Javid is not the only Tory minister to be caught with his legs wide open in the Superman stance – George Osborne was first spotted striking a similar pose at the Conservative Party conference three years ago. Theresa May has tried it out, and so too have both David Cameron and Michael Gove.
Javid may have raised some laughs but psychologist Ian Robertson, chair of psychology at Trinity College Dublin, says the chest puffing gives inner power. Speaking from the US today, Robertson tells me that Javid needed to boost his confidence in the face of such a daunting job: “The evidence is clear that if you fake a confident, wide, upright posture, you will feel somewhat more confident and in charge.”
Indeed, Robertson, who is founder of the university’s Institute of neuroscience and author of The Stress Test: How Pressure Can Make You Stronger and Sharper, says channelling stress into a positive energy can radically improve performance and creativity, making people brighter and quicker.
He has a four-point plan for turning stress to one’s advantage: You start with step one, telling yourself you are excited rather than stressed. Step two is to breathe in slowly through the nose for five seconds, and then exhale for six.
Then comes the Superhero bit – puff out your chest, and pull yourself up tall. This is followed by the final tip, squeezing your right hand shut for 45 seconds, open it for 15 and then shut it again: that’s to increase testosterone levels going in the brain, and has been found to do so in both men and women. Meanwhile, the cortisol goes down.
The professor practices the routine himself ahead of presentations: “Squeezing the hand gives a little boost to the brain. It increases activity in the left side of the brain. When you are anxious or excited you can feel your heart going bang, bang, bang, and the same hormone affects you differently only depending on the context that your mind imposes upon it. He explains that if you are anxious then the cortisol released, makes your performance worse. But if you flip the anxiety over to excitement, then this boosts performance. “There are so many little mind hacks we can use on the brain. It’s a programmable machine.”
As you would expect, psychologists disagree about the real power of the pose. Some rubbish the stance as nonsense, arguing that it does nothing to smooth the nerves and just makes the person look silly.
Robertson disagrees, adding that even extreme Superman versions of the pose work. “As it is for purely internal consumption, then I guess it’s really about whatever gets your confidence mojo working.”

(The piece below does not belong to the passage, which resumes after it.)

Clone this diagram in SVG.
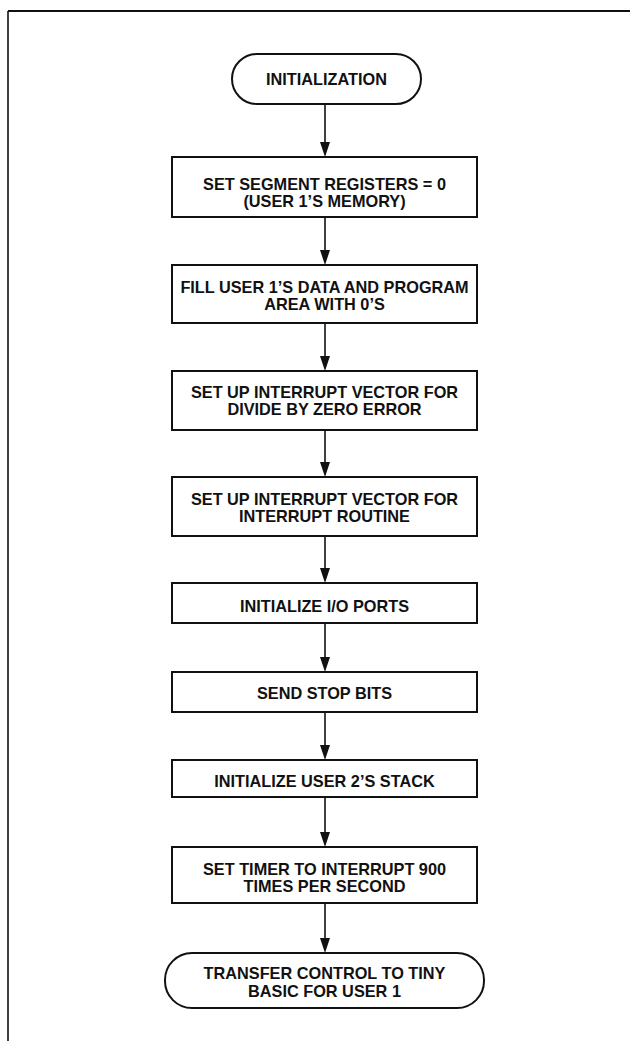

One of the first psychologists to go public with the performance booster was Harvard professor and social psychologist Amy Cuddy, who agrees with Robertson that our body language not only affects how others see us but more importantly, how we view ourselves. Cuddy’s 2012 TED talk on the topic now has 46.8 million views. That’s an awful lot of Supermen and Super Women flying around out there. Go try it yourself: just keep your legs slightly closer together than the Tories.